Verantwortliche sollten bei den Ausführungen des EuGH zu den Voraussetzungen an eine Exkulpation nach Art. 82 Abs 3 DSGVO in dessen hier besprochenen Urteil aufhorchen. Denn während Art. 32 Abs. 4 DSGVO den Verantwortlichen zwar dazu verpflichtet, Maßnahmen zur Absicherung der in Art. 29 DSGVO festgehaltenen grundsätzlichen Weisungsgebundenheit zu ergreifen, hierbei jedoch keine konkreten Handlungsempfehlungen oder gar einen festen Katalog an Must-Have-Maßnahmen vorsieht, gibt hier nun vorgenanntes Urteil des EuGH ein wenig Aufschluss. So ist den dortigen Ausführungen des EuGH zur Exkulpation nach Art. 82 Abs. 3 DSGVO zu entnehmen: Nach Ansicht des EuGH genüge es zur Erfüllung der in Art. 32 Abs. 4 DSGVO normierten Pflicht nicht, dass der Verantwortliche den ihm im Sinne des Art. 29 DSGVO unterstellten Personen Weisungen bezüglich der durch diese erfolgenden Datenverarbeitungen erteile. Vielmehr sei der Verantwortliche laut EuGH auch nach dem Erteilen solcher Weisungen gehalten,

„(…) sich zu vergewissern (…)“,

dass die ihm im Sinne des Art. 29 DSGVO unterstellten Personen diesen auch zutreffend nachkämen.
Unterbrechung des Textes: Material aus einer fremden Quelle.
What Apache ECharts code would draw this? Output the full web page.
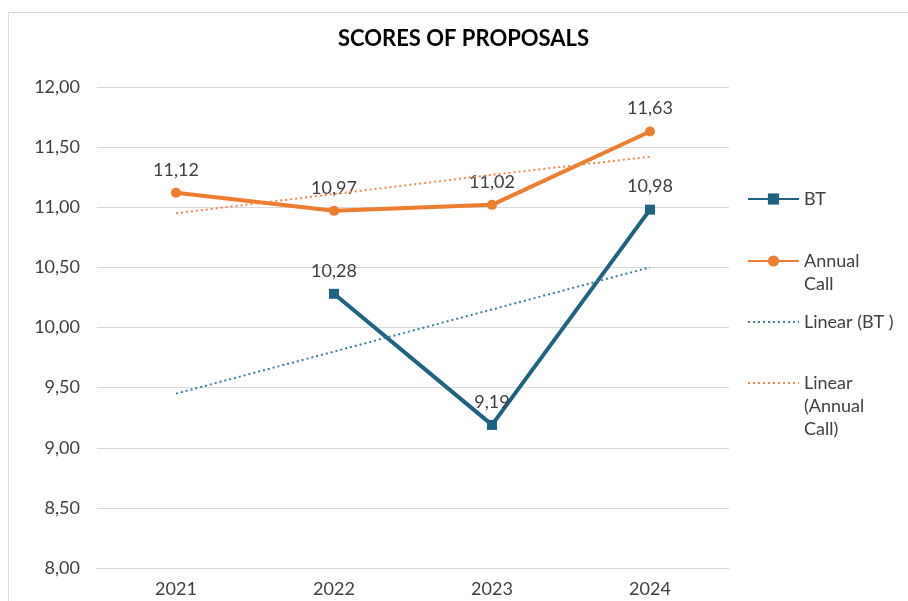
<!DOCTYPE html>
<html>
<head>
<meta charset="utf-8">
<title>Scores of proposals</title>
<script src="https://cdn.jsdelivr.net/npm/echarts@6/dist/echarts.min.js"></script>
<style>
  html, body { margin: 0; padding: 0; background: #fff; }
  #chart { width: 908px; height: 601px; }
</style>
</head>
<body>
<div id="chart"></div>
<script>
// 数据
const years = ['2021', '2022', '2023', '2024']
const btScores = [null, 10.28, 9.19, 10.98]
const annualScores = [11.12, 10.97, 11.02, 11.63]
// trend lines
const btTrend = [9.45, 9.80, 10.15, 10.50]
const annualTrend = [10.95, 11.11, 11.27, 11.42]

const BLUE = '#1f6282'
const ORANGE = '#ed7d31'
const FONT = 'Lato'

const fmt = v => v.toFixed(2).replace('.', ',')

// blank lines on top keep the first line level with the icon
const legendNames = {
  'BT': 'BT',
  'Annual Call': ' \nAnnual\nCall',
  'Linear (BT )': 'Linear (BT )',
  'Linear (Annual Call)': ' \n \nLinear\n(Annual\nCall)'
}
const LH = 23

// one legend per item so each sits where it should
const makeLegend = (name, iconY, lines, hideSymbol) => ({
  orient: 'vertical',
  left: 747,
  top: iconY - 11.5 - (lines - 1) * LH,
  padding: 0,
  itemWidth: 51,
  itemHeight: 14,
  formatter: n => legendNames[n],
  itemStyle: hideSymbol ? { opacity: 0 } : {},
  textStyle: {
    fontFamily: FONT,
    fontSize: 18,
    color: '#404040',
    lineHeight: LH
  },
  data: [name]
})

const chart = echarts.init(document.getElementById('chart'))
const option = {
  animation: false,
  title: {
    text: 'SCORES OF PROPOSALS',
    left: 338,
    top: 28,
    padding: 0,
    textStyle: { fontFamily: FONT, fontSize: 22, fontWeight: 'bold', color: '#000' }
  },
  graphic: [{
    type: 'rect',
    shape: { x: 8.5, y: 12.5, width: 920, height: 620 },
    style: { fill: 'none', stroke: '#d9d9d9', lineWidth: 1 },
    silent: true
  }],
  legend: [
    makeLegend('BT', 199, 1, false),
    makeLegend('Annual Call', 261, 2, false),
    makeLegend('Linear (BT )', 322, 1, true),
    makeLegend('Linear (Annual Call)', 383, 3, true)
  ],
  grid: { left: 97, right: 179, top: 87, bottom: 33 },
  xAxis: {
    type: 'category',
    data: years,
    boundaryGap: true,
    axisLine: { lineStyle: { color: '#d9d9d9' } },
    axisTick: { show: false },
    axisLabel: { fontFamily: FONT, fontSize: 18, color: '#404040', margin: 12 }
  },
  yAxis: {
    type: 'value',
    min: 8,
    max: 12,
    interval: 0.5,
    axisLine: { show: false },
    axisTick: { show: false },
    splitLine: { lineStyle: { color: '#d9d9d9', width: 1 } },
    axisLabel: { fontFamily: FONT, fontSize: 18, color: '#404040', margin: 17, formatter: fmt }
  },
  series: [
    {
      name: 'BT',
      type: 'line',
      data: btScores,
      symbol: 'rect',
      symbolSize: 10,
      lineStyle: { color: BLUE, width: 4 },
      itemStyle: { color: BLUE },
      label: {
        show: true, position: 'top', distance: 9,
        fontFamily: FONT, fontSize: 18, color: '#404040',
        formatter: p => fmt(p.value)
      },
      z: 3
    },
    {
      name: 'Annual Call',
      type: 'line',
      data: annualScores,
      symbol: 'circle',
      symbolSize: 10,
      lineStyle: { color: ORANGE, width: 4 },
      itemStyle: { color: ORANGE },
      label: {
        show: true, position: 'top', distance: 9,
        fontFamily: FONT, fontSize: 18, color: '#404040',
        formatter: p => fmt(p.value)
      },
      z: 3
    },
    {
      name: 'Linear (BT )',
      type: 'line',
      data: btTrend,
      symbol: 'none',
      lineStyle: { color: '#3a7fa3', width: 2, type: [2, 3] },
      itemStyle: { color: '#3a7fa3' },
      z: 4
    },
    {
      name: 'Linear (Annual Call)',
      type: 'line',
      data: annualTrend,
      symbol: 'none',
      lineStyle: { color: '#f08a4e', width: 2, type: [2, 3] },
      itemStyle: { color: '#f08a4e' },
      z: 4
    }
  ]
}
chart.setOption(option)
</script>
</body>
</html>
Für Verantwortliche, die es bis dato bei dem Erteilen von Weisungen gegenüber den ihnen im Sinne des Art. 29 DSGVO unterstellten Personen hinsichtlich der durch diese erfolgenden Datenverarbeitungen belassen beziehungsweise, die keinerlei Maßnahmen zur Vergewisserung der korrekten Einhaltung solcher Weisungen ergriffen haben, dürfte daher in dem Urteil des EuGH vom 11. April 2024 in der Rechtssache C-741/21 ein – im übertragenen Sinne – „Call to Action“ liegen; insbesondere, weil eine Verletzung gegen Art. 32 Abs. 4 DSGVO selbstredend nicht nur eine Exkulpation nach Art. 82 Abs. 3 DSGVO zu verwehren geeignet ist.